▸ **Given problem**: Give every line of the data again, unchanged, but with no pictures.

##### Dataset excerpt #####

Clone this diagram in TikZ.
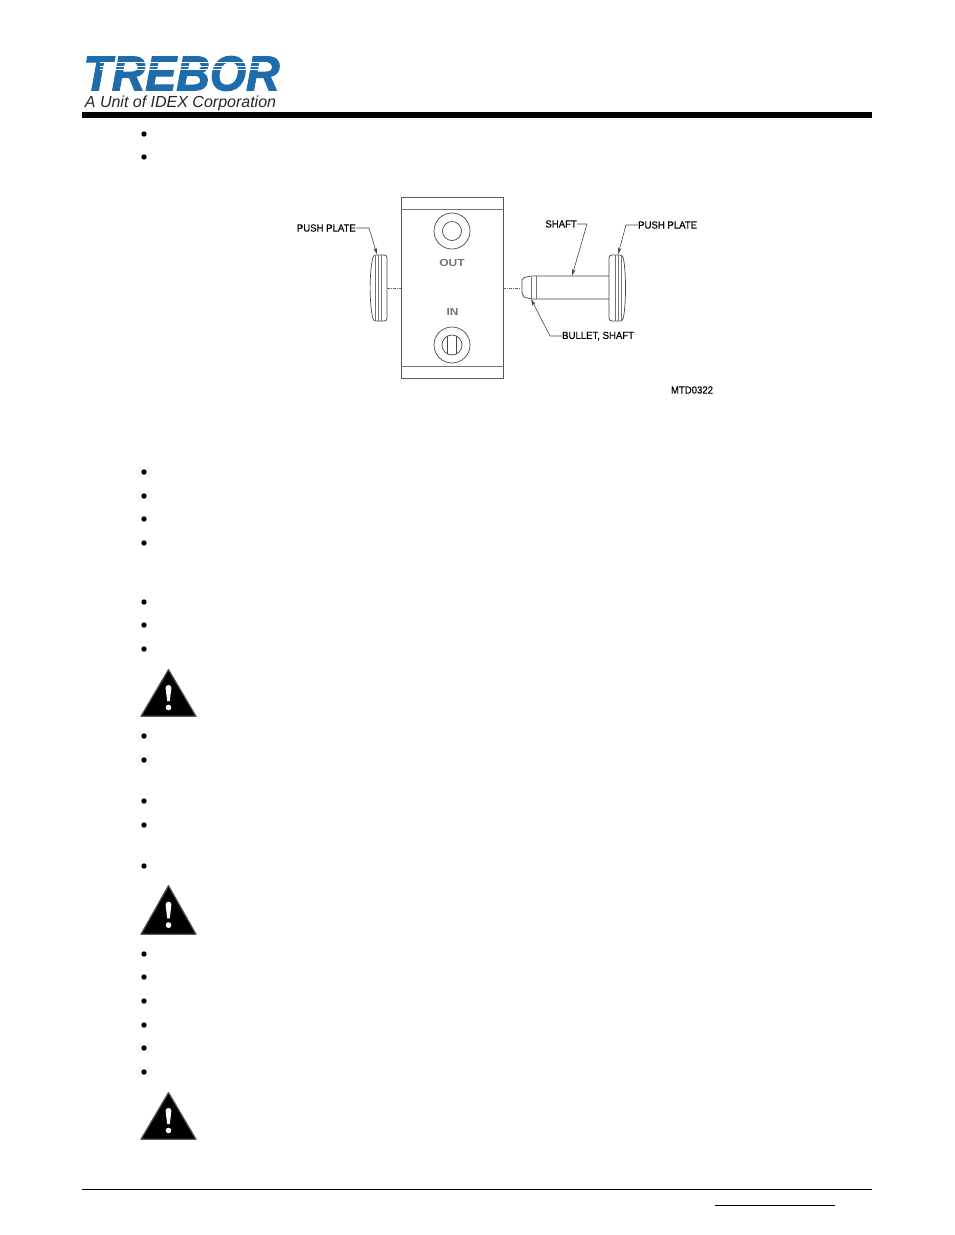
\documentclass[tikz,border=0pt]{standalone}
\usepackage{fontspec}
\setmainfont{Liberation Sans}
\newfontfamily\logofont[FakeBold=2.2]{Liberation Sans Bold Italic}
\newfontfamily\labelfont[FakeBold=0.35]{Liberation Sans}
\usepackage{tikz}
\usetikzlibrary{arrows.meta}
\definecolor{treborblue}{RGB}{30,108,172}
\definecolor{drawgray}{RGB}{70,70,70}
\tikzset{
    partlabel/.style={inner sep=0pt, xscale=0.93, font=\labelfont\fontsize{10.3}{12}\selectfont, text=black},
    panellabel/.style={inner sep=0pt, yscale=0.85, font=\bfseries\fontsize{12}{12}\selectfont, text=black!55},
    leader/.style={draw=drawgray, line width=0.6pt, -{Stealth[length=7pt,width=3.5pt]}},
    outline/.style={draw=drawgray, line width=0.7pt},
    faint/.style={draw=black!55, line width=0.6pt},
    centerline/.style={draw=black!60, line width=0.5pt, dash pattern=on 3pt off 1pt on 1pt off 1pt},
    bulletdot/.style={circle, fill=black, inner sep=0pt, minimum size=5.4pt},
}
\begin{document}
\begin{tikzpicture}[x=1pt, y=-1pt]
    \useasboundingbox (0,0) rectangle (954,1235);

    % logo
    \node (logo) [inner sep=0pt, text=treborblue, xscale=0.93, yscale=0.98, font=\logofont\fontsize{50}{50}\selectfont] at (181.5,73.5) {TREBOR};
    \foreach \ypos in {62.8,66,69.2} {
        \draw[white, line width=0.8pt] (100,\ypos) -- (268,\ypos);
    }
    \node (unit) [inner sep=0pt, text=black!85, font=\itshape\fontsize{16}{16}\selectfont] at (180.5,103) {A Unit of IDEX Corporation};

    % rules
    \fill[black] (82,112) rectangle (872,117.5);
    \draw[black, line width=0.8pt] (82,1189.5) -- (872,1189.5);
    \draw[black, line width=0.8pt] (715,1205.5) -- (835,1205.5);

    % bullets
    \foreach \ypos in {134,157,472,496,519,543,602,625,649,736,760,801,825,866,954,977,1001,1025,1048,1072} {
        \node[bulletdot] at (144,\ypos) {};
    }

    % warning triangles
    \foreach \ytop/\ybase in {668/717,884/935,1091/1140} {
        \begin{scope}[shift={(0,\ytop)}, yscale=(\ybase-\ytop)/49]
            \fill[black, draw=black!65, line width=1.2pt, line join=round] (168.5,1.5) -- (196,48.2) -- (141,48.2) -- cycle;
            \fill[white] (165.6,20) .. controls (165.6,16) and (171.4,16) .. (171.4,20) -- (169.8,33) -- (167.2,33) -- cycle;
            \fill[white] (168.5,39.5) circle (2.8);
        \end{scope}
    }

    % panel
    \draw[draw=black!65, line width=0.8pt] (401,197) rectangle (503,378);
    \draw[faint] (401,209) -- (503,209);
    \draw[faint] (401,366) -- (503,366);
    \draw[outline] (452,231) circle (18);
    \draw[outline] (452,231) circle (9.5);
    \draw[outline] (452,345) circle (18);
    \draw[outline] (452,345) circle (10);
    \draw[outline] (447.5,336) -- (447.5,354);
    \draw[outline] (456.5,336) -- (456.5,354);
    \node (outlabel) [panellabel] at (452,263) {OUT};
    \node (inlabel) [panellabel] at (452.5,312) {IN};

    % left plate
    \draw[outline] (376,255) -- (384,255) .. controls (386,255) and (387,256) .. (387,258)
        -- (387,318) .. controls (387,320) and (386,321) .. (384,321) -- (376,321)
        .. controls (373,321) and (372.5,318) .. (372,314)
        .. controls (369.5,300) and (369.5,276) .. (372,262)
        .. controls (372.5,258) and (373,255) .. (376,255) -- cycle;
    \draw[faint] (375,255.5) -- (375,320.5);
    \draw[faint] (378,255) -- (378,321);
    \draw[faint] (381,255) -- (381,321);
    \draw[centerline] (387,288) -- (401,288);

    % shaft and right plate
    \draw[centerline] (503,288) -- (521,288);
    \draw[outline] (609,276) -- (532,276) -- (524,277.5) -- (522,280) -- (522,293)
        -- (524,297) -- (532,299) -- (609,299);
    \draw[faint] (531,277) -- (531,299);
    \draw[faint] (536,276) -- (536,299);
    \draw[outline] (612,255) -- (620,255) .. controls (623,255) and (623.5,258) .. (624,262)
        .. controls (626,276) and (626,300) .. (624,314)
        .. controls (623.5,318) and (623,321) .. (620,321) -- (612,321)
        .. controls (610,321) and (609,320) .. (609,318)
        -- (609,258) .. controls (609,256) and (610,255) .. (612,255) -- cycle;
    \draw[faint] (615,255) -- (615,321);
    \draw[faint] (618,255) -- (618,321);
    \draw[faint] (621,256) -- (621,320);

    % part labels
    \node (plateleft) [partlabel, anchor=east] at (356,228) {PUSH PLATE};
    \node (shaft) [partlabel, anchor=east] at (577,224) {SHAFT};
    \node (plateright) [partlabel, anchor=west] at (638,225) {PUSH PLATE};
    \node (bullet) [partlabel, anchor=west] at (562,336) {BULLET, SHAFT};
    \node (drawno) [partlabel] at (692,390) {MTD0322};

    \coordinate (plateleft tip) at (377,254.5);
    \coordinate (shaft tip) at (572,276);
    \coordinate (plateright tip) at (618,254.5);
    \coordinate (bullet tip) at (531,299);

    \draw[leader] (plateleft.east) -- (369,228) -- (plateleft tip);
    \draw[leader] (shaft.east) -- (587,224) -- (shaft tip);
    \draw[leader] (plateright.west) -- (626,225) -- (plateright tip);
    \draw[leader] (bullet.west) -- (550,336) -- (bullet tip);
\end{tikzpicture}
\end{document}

#####

▸ **Answer for this exercise**:
Clone this diagram in TikZ.
\documentclass[tikz,border=0pt]{standalone}
\usepackage{fontspec}
\setmainfont{Liberation Sans}
\newfontfamily\logofont[FakeBold=2.2]{Liberation Sans Bold Italic}
\newfontfamily\labelfont[FakeBold=0.35]{Liberation Sans}
\usepackage{tikz}
\usetikzlibrary{arrows.meta}
\definecolor{treborblue}{RGB}{30,108,172}
\definecolor{drawgray}{RGB}{70,70,70}
\tikzset{
    partlabel/.style={inner sep=0pt, xscale=0.93, font=\labelfont\fontsize{10.3}{12}\selectfont, text=black},
    panellabel/.style={inner sep=0pt, yscale=0.85, font=\bfseries\fontsize{12}{12}\selectfont, text=black!55},
    leader/.style={draw=drawgray, line width=0.6pt, -{Stealth[length=7pt,width=3.5pt]}},
    outline/.style={draw=drawgray, line width=0.7pt},
    faint/.style={draw=black!55, line width=0.6pt},
    centerline/.style={draw=black!60, line width=0.5pt, dash pattern=on 3pt off 1pt on 1pt off 1pt},
    bulletdot/.style={circle, fill=black, inner sep=0pt, minimum size=5.4pt},
}
\begin{document}
\begin{tikzpicture}[x=1pt, y=-1pt]
    \useasboundingbox (0,0) rectangle (954,1235);

    % logo
    \node (logo) [inner sep=0pt, text=treborblue, xscale=0.93, yscale=0.98, font=\logofont\fontsize{50}{50}\selectfont] at (181.5,73.5) {TREBOR};
    \foreach \ypos in {62.8,66,69.2} {
        \draw[white, line width=0.8pt] (100,\ypos) -- (268,\ypos);
    }
    \node (unit) [inner sep=0pt, text=black!85, font=\itshape\fontsize{16}{16}\selectfont] at (180.5,103) {A Unit of IDEX Corporation};

    % rules
    \fill[black] (82,112) rectangle (872,117.5);
    \draw[black, line width=0.8pt] (82,1189.5) -- (872,1189.5);
    \draw[black, line width=0.8pt] (715,1205.5) -- (835,1205.5);

    % bullets
    \foreach \ypos in {134,157,472,496,519,543,602,625,649,736,760,801,825,866,954,977,1001,1025,1048,1072} {
        \node[bulletdot] at (144,\ypos) {};
    }

    % warning triangles
    \foreach \ytop/\ybase in {668/717,884/935,1091/1140} {
        \begin{scope}[shift={(0,\ytop)}, yscale=(\ybase-\ytop)/49]
            \fill[black, draw=black!65, line width=1.2pt, line join=round] (168.5,1.5) -- (196,48.2) -- (141,48.2) -- cycle;
            \fill[white] (165.6,20) .. controls (165.6,16) and (171.4,16) .. (171.4,20) -- (169.8,33) -- (167.2,33) -- cycle;
            \fill[white] (168.5,39.5) circle (2.8);
        \end{scope}
    }

    % panel
    \draw[draw=black!65, line width=0.8pt] (401,197) rectangle (503,378);
    \draw[faint] (401,209) -- (503,209);
    \draw[faint] (401,366) -- (503,366);
    \draw[outline] (452,231) circle (18);
    \draw[outline] (452,231) circle (9.5);
    \draw[outline] (452,345) circle (18);
    \draw[outline] (452,345) circle (10);
    \draw[outline] (447.5,336) -- (447.5,354);
    \draw[outline] (456.5,336) -- (456.5,354);
    \node (outlabel) [panellabel] at (452,263) {OUT};
    \node (inlabel) [panellabel] at (452.5,312) {IN};

    % left plate
    \draw[outline] (376,255) -- (384,255) .. controls (386,255) and (387,256) .. (387,258)
        -- (387,318) .. controls (387,320) and (386,321) .. (384,321) -- (376,321)
        .. controls (373,321) and (372.5,318) .. (372,314)
        .. controls (369.5,300) and (369.5,276) .. (372,262)
        .. controls (372.5,258) and (373,255) .. (376,255) -- cycle;
    \draw[faint] (375,255.5) -- (375,320.5);
    \draw[faint] (378,255) -- (378,321);
    \draw[faint] (381,255) -- (381,321);
    \draw[centerline] (387,288) -- (401,288);

    % shaft and right plate
    \draw[centerline] (503,288) -- (521,288);
    \draw[outline] (609,276) -- (532,276) -- (524,277.5) -- (522,280) -- (522,293)
        -- (524,297) -- (532,299) -- (609,299);
    \draw[faint] (531,277) -- (531,299);
    \draw[faint] (536,276) -- (536,299);
    \draw[outline] (612,255) -- (620,255) .. controls (623,255) and (623.5,258) .. (624,262)
        .. controls (626,276) and (626,300) .. (624,314)
        .. controls (623.5,318) and (623,321) .. (620,321) -- (612,321)
        .. controls (610,321) and (609,320) .. (609,318)
        -- (609,258) .. controls (609,256) and (610,255) .. (612,255) -- cycle;
    \draw[faint] (615,255) -- (615,321);
    \draw[faint] (618,255) -- (618,321);
    \draw[faint] (621,256) -- (621,320);

    % part labels
    \node (plateleft) [partlabel, anchor=east] at (356,228) {PUSH PLATE};
    \node (shaft) [partlabel, anchor=east] at (577,224) {SHAFT};
    \node (plateright) [partlabel, anchor=west] at (638,225) {PUSH PLATE};
    \node (bullet) [partlabel, anchor=west] at (562,336) {BULLET, SHAFT};
    \node (drawno) [partlabel] at (692,390) {MTD0322};

    \coordinate (plateleft tip) at (377,254.5);
    \coordinate (shaft tip) at (572,276);
    \coordinate (plateright tip) at (618,254.5);
    \coordinate (bullet tip) at (531,299);

    \draw[leader] (plateleft.east) -- (369,228) -- (plateleft tip);
    \draw[leader] (shaft.east) -- (587,224) -- (shaft tip);
    \draw[leader] (plateright.west) -- (626,225) -- (plateright tip);
    \draw[leader] (bullet.west) -- (550,336) -- (bullet tip);
\end{tikzpicture}
\end{document}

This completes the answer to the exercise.